Greenplum Database Best Practice - Part1

  • Data Distribution: For the best possible performance, all of the segments should contain equal portions of data. If the data is unbalanced or skewed, then the segments with more data will have to work harder to perform their portion of the query processing. To ensure an even distribution of data, you want to choose a distribution key that is unique for each record, such as the primary key or if that is not possible, then choose DISTRIBUTED RANDOMLY.

  • Distribution Key: Make sure tables share a common distribution key as possible. Greenplum database joins or sort on their shared distribution key columns locally at the segment-level. That results the most efficient query processing. During query processing, it is faster if the work associated with join, sort or aggregation operations can be done locally at the segment-level rather than at the system-level. When tables share a common distribution key in Greenplum Database, joining or sorting on their shared distribution key columns will result in the most efficient query processing, as the majority of the work is done locally at the segment-level. Local operations are approximately 5 times faster than distributed operations. With a random distribution policy, local operations are not an option.

  • Primary Key: If you need to create primary key on a table then using a SERIAL or other sequence generator as the table’s primary key is preferred. However, if your application does make use of OIDs to identify specific rows of a table, it is recommended to create a unique constraint on the OID column of that table, to ensure that OIDs in the table will indeed uniquely identify rows even after counter wrap-around.

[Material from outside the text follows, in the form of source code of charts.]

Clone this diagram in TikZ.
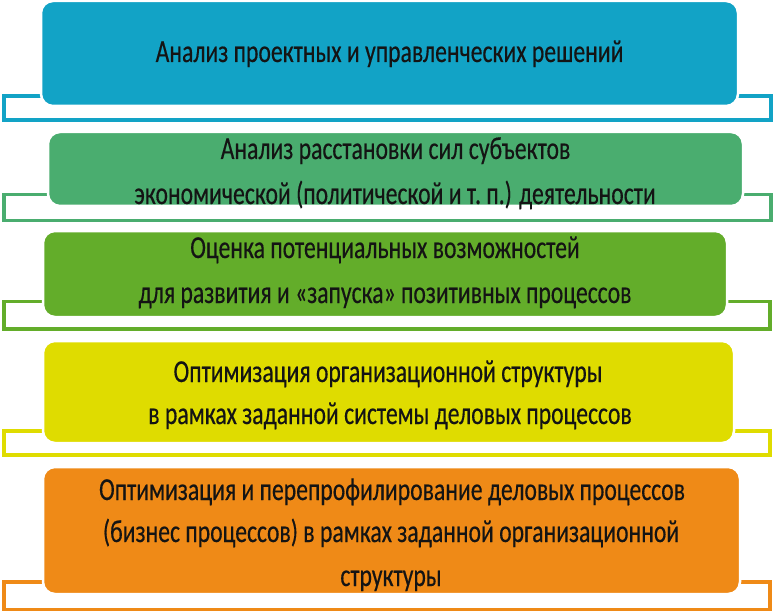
\documentclass[tikz,border=0pt]{standalone}
\usepackage{fontspec}
\newfontfamily\cf[FakeStretch=0.74,FakeBold=0.35]{Carlito}
\definecolor{cA}{HTML}{12A3C6}
\definecolor{cB}{HTML}{4AAD6F}
\definecolor{cC}{HTML}{63AD2A}
\definecolor{cD}{HTML}{DFDC00}
\definecolor{cE}{HTML}{EF8A17}
\definecolor{ink}{HTML}{141414}
\tikzset{
  box/.style={draw=white, line width=2.5pt, rounded corners=12pt, inner sep=0pt},
  bracket/.style={draw=#1, line width=3.5pt},
  lbl/.style={anchor=base, inner sep=0pt, text=ink, font=\cf\fontsize{32}{38}\selectfont}
}
\begin{document}
\begin{tikzpicture}[x=1pt,y=-1pt]
\useasboundingbox[fill=white] (0,0) rectangle (775,612);
% brackets
\draw[bracket=cA] (4,96) rectangle (771,120);
\draw[bracket=cB] (4,194.5) rectangle (771,220.5);
\draw[bracket=cC] (4,301.5) rectangle (770,329);
\draw[bracket=cD] (4,431) rectangle (770,455);
\draw[bracket=cE] (4,582) rectangle (770,609.5);
% boxes
\node[box, fill=cA, minimum width=697pt, minimum height=105pt] (b1) at (389.5,53.5) {};
\node[box, fill=cB, minimum width=695pt, minimum height=74pt] (b2) at (395.5,169) {};
\node[box, fill=cC, minimum width=684pt, minimum height=86pt] (b3) at (385,274) {};
\node[box, fill=cD, minimum width=691pt, minimum height=102pt] (b4) at (388.5,392) {};
\node[box, fill=cE, minimum width=697pt, minimum height=127pt] (b5) at (391.5,530.5) {};
% labels
\node[lbl] (t1) at (389.5,62) {Анализ проектных и управленческих решений};
\node[lbl] (t2a) at (395.5,159) {Анализ расстановки сил субъектов};
\node[lbl] (t2b) at (395,204) {экономической (политической и т.\,п.) деятельности};
\node[lbl] (t3a) at (385,258) {Оценка потенциальных возможностей};
\node[lbl] (t3b) at (385,303) {для развития и «запуска» позитивных процессов};
\node[lbl] (t4a) at (388,382) {Оптимизация организационной структуры};
\node[lbl] (t4b) at (390,424) {в рамках заданной системы деловых процессов};
\node[lbl] (t5a) at (392,500) {Оптимизация и перепрофилирование деловых процессов};
\node[lbl] (t5b) at (391,542) {(бизнес процессов) в рамках заданной организационной};
\node[lbl] (t5c) at (391,586) {структуры};
\end{tikzpicture}
\end{document}
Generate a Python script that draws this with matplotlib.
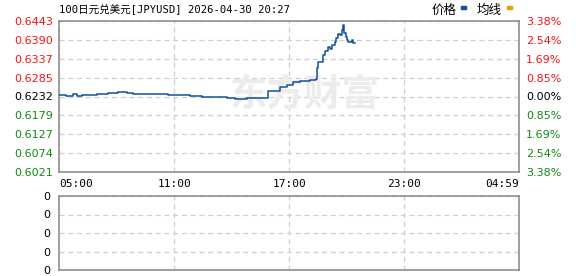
import matplotlib
matplotlib.use("Agg")
import matplotlib.pyplot as plt
import numpy as np

# ---- data ----
times = ["05:00","05:22","05:44","05:56","06:12","06:53","06:59","07:33","07:49","08:05",
         "08:27","08:33","08:52","09:14","09:45","10:01","10:32","10:41","11:19","11:50",
         "12:28","13:02","13:24","13:46","14:11","14:49","15:23","15:51","15:54","16:16",
         "16:32","16:54","17:13","17:34","18:06","18:25","18:28","18:31","18:43","18:46",
         "18:53","19:02","19:08","19:15","19:24","19:27","19:33","19:40","19:46","19:48",
         "19:50","19:55","19:58","20:02","20:05","20:14","20:17","20:20","20:27"]
prices = [0.6235,0.6234,0.6238,0.6234,0.6236,0.6236,0.6238,0.6241,0.6242,0.6245,
          0.6245,0.6241,0.6238,0.6239,0.6239,0.6238,0.6238,0.6235,0.6236,0.6234,
          0.6230,0.6231,0.6231,0.6227,0.6225,0.6228,0.6229,0.6229,0.6247,0.6248,
          0.6258,0.6264,0.6273,0.6276,0.6279,0.6281,0.6312,0.6329,0.6329,0.6348,
          0.6360,0.6370,0.6365,0.6376,0.6384,0.6395,0.6407,0.6404,0.6418,0.6432,
          0.6409,0.6409,0.6399,0.6390,0.6385,0.6385,0.6389,0.6382,0.6381]
price_ticks = [0.6443, 0.6390, 0.6337, 0.6285, 0.6232, 0.6179, 0.6127, 0.6074, 0.6021]
price_labels = ["0.6443", "0.6390", "0.6337", "0.6285", "0.6232", "0.6179", "0.6127", "0.6074", "0.6021"]
pct_labels = ["3.38%", "2.54%", "1.69%", "0.85%", "0.00%", "0.85%", "1.69%", "2.54%", "3.38%"]
x_tick_labels = ["05:00", "11:00", "17:00", "23:00", "04:59"]
vol_labels = ["0", "0", "0", "0", "0"]
title = "100日元兑美元[JPYUSD] 2026-04-30 20:27"

RED = "#ff1010"
GREEN = "#108a10"
BLACK = "#000000"
BLUE = "#12509e"
GRID = "#cfcfcf"
SPINE = "#8f8f8f"

def to_min(s):
    h, m = map(int, s.split(":"))
    return ((h - 5) % 24) * 60 + m

xs = np.array([to_min(t) for t in times])
tick_pos = [to_min(t) if i < 4 else 1439 for i, t in enumerate(x_tick_labels)]

W, H = 578, 276
fig = plt.figure(figsize=(W / 100, H / 100), dpi=100)

def ax_rect(l, t, r, b):
    return [l / W, 1 - b / H, (r - l) / W, (b - t) / H]

ax = fig.add_axes(ax_rect(59, 21, 519, 172))
ax.set_xlim(0, 1439)
ax.set_ylim(price_ticks[-1], price_ticks[0])

# watermark (inside axes, below the line)
ax.text(305 / W, 1 - 95 / H, "东方财富", transform=fig.transFigure, family=["Noto Sans CJK SC"],
        fontsize=27, fontweight="bold", color="#ececec", ha="center", va="center",
        zorder=1, style="italic")

ax.plot(xs, prices, color=BLUE, lw=1.1, drawstyle="steps-post", zorder=3)

for sp in ax.spines.values():
    sp.set_color(SPINE)
    sp.set_linewidth(1.2)
ax.set_yticks(price_ticks)
ax.set_yticklabels(price_labels)
ax.set_xticks(tick_pos)
ax.set_xticklabels(x_tick_labels)
ax.tick_params(length=0, labelsize=8)
ax.tick_params(axis="y", pad=4)
ax.tick_params(axis="x", pad=5)
for lab, v in zip(ax.get_yticklabels(), price_ticks):
    lab.set_color(RED if v > 0.6232 else (GREEN if v < 0.6232 else BLACK))
xl = ax.get_xticklabels()
for f in xl:
    f.set_family("DejaVu Sans Mono")
xl[0].set_ha("left")
xl[-1].set_ha("right")
ax.grid(True, color=GRID, ls=(0, (4, 3)), lw=0.9, zorder=0)
ax.set_axisbelow(True)

ax2 = ax.twinx()
ax2.set_ylim(ax.get_ylim())
ax2.set_yticks(price_ticks)
ax2.set_yticklabels(pct_labels)
ax2.tick_params(length=0, labelsize=8, pad=5)
for lab, v in zip(ax2.get_yticklabels(), price_ticks):
    lab.set_color(RED if v > 0.6232 else (GREEN if v < 0.6232 else BLACK))
for sp in ax2.spines.values():
    sp.set_visible(False)
ax2.patch.set_alpha(0)

# lower panel
bx = fig.add_axes(ax_rect(59, 196, 519, 270))
bx.set_xlim(0, 1439)
bx.set_ylim(0, 4)
bx.set_yticks(range(5))
bx.set_yticklabels(vol_labels)
bx.set_xticks(tick_pos[1:4])
bx.set_xticklabels([])
bx.tick_params(length=0, labelsize=8, pad=6)
bx.grid(True, color=GRID, ls=(0, (4, 3)), lw=0.9)
for sp in bx.spines.values():
    sp.set_color(SPINE)
    sp.set_linewidth(1.2)

# title
fig.text(59 / W, 1 - 10 / H, title, family=["DejaVu Sans Mono", "Noto Sans CJK SC"],
         fontsize=7.6, ha="left", va="center", color=BLACK)

# legend
fig.text(432 / W, 1 - 10 / H, "价格", family=["Noto Sans CJK SC"], fontsize=9,
         ha="left", va="center", color=BLACK)
fig.patches.append(plt.Rectangle((461 / W, 1 - 9 / H), 5 / W, 3 / H, transform=fig.transFigure,
                                 color=BLUE, figure=fig))
fig.text(477 / W, 1 - 10 / H, "均线", family=["Noto Sans CJK SC"], fontsize=9,
         ha="left", va="center", color=BLACK)
fig.patches.append(plt.Rectangle((507 / W, 1 - 9 / H), 5 / W, 3 / H, transform=fig.transFigure,
                                 color="#e0a000", figure=fig))

fig.savefig("out.png", dpi=100)
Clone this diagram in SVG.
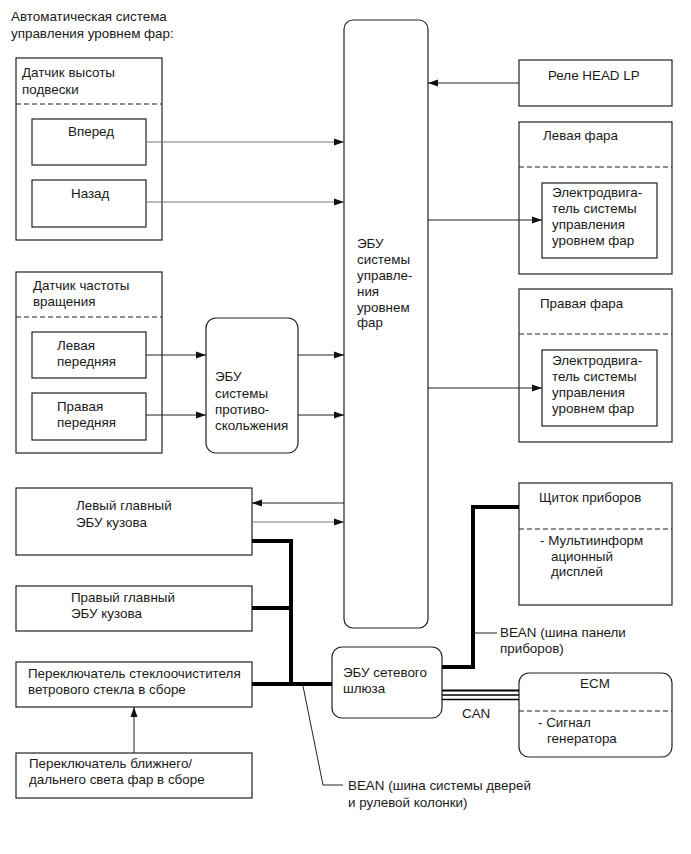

  • Unique Constraints: For a unique constraint to be enforced in Greenplum Database, the table must be hash-distributed (not DISTRIBUTED RANDOMLY), and the constraint columns must be the same as (or a superset of) the table’s distribution key columns.

  • Index/No Index: The general recommendation with Greenplum is to start with no indexes at all. Let's put it like that: data distribution is somehow a form of indexing itself, as it allows for some data to be in a specific node/segments. Same principle applies for data partitioning. Data distribution and horizontal partitioning allow us to physically store big logical tables into smaller ones, depending on the number of nodes/segments.

  • Partitioning: Partitioning improve query performance on a very large tables. Potential candidates are large fact tables. Table partitioning is a tool to logically divide big tables to improve query performance and facilitate data warehouse maintenance tasks. Partitioning does not change the physical distribution of the table data across the segments.

  • VACUUM: VACUUM reclaims storage occupied by deleted tuples. In normal GPDB operation, tuples that are deleted or obsoleted by an update are not physically removed from their table. They remain present on disk until a VACUUM is done. Therefore, it is necessary to do VACUUM periodically, especially on frequently-updated table.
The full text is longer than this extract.